Where the only available flagstaff is attached to the facade of a building, the usual house flag is sometimes unsuitable The design is often obscured due to its being at an angle or the flag is partly furled when there is no wind or blown over the staff when the wind eddies round the building. The street banner can be adapted to overcome these difficulties. In shape, the street banner is very like a large pipe banner. The charges upon it however should look outwards away from the buildings. The heaviest fabric which is practical should be employed and stiffeners may be sewn into the hems or fringes attached to the staff. A smaller form of the street banner may also be used for internal decoration as for example, in the great hall of a castle.


Street Banner of Alistair
Campbell of Airds, right

Street Banner of Alistair

Campbell of Airds, left

Hall Banners of
John & Eilean Malden
The Gonfannon

Also known as a gonfalon, this is the form of banner often associated with the church where it is used in processions.
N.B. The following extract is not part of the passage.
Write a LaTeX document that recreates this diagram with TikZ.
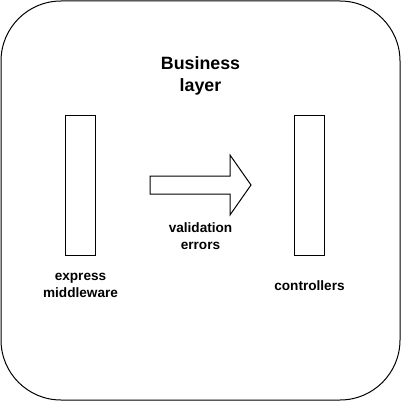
\documentclass[tikz,border=0pt]{standalone}
\usepackage{fontspec}
\setmainfont{Liberation Sans}
\usetikzlibrary{positioning}

\begin{document}
\begin{tikzpicture}
        [
            x=1pt, y=-1pt, line width=1pt,
            bar/.style={rectangle, draw, minimum width=30pt,
                        minimum height=140pt, inner sep=0pt, outer sep=0pt},
            lbl/.style={align=center, inner sep=0pt,
                        font=\bfseries\fontsize{13.6}{17}\selectfont}
        ]
        \useasboundingbox (0,0) rectangle (401,401);
        \node (frame) [draw, rounded corners=60pt, minimum width=399pt,
                       minimum height=399pt, inner sep=0pt] at (200.5,200.5) {};
        \node (title) [lbl, font=\bfseries\fontsize{17.8}{22}\selectfont]
            at (200.5,76) {Business\\layer};
        \node (mw) [bar] at (80.5,185) {};
        \node (ctrl) [bar, right=199pt of mw] {};
        \node (mwlbl) [lbl, below=17.5pt of mw] {express\\middleware};
        \node (ctrllbl) [lbl] at (ctrl |- mwlbl) {controllers};
        \node (errlbl) [lbl] at (200.5,236.5) {validation\\errors};
        % block arrow between the two layers
        \draw (150,176) -- (230,176) -- (230,155) -- (251,185)
              -- (230,215) -- (230,194) -- (150,194) -- cycle;
    \end{tikzpicture}
\end{document}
It's essential feature is that it hangs from a horizontal bar which may in turn be suspended from a carrying staff. Not all church gonfannons are heraldic and many have highly decorated pictorial designs. Heraldic gonfannons are particularly suited to the internal decoration of historic buildings with arms appropriate to the people and events associated with them. The gonfannon is capable of a variety of interpretations, the simpler the better. A rectangular upright banner of the arms with long tails of the livery colours is recommended.


Gonfannon of Robert Lindsay
Earl of Crawford & Balcarres

Glenfannon of Roman Catholic
 Diocese of Argyll and the Isles
The Livery Pennon

The livery pennon is a very simple flag consisting of the tinctures of the field and principal charge in the arms arranged on a long streamer parted horizontally and tapering to a point. Such a pennon has a practical value as a storm flag when, in high winds and rain, an expensive heraldic flag might quickly torn to ribbons. A number livery pennons spaced along an avenue or around a games ground is an economical means of heraldically based decoration.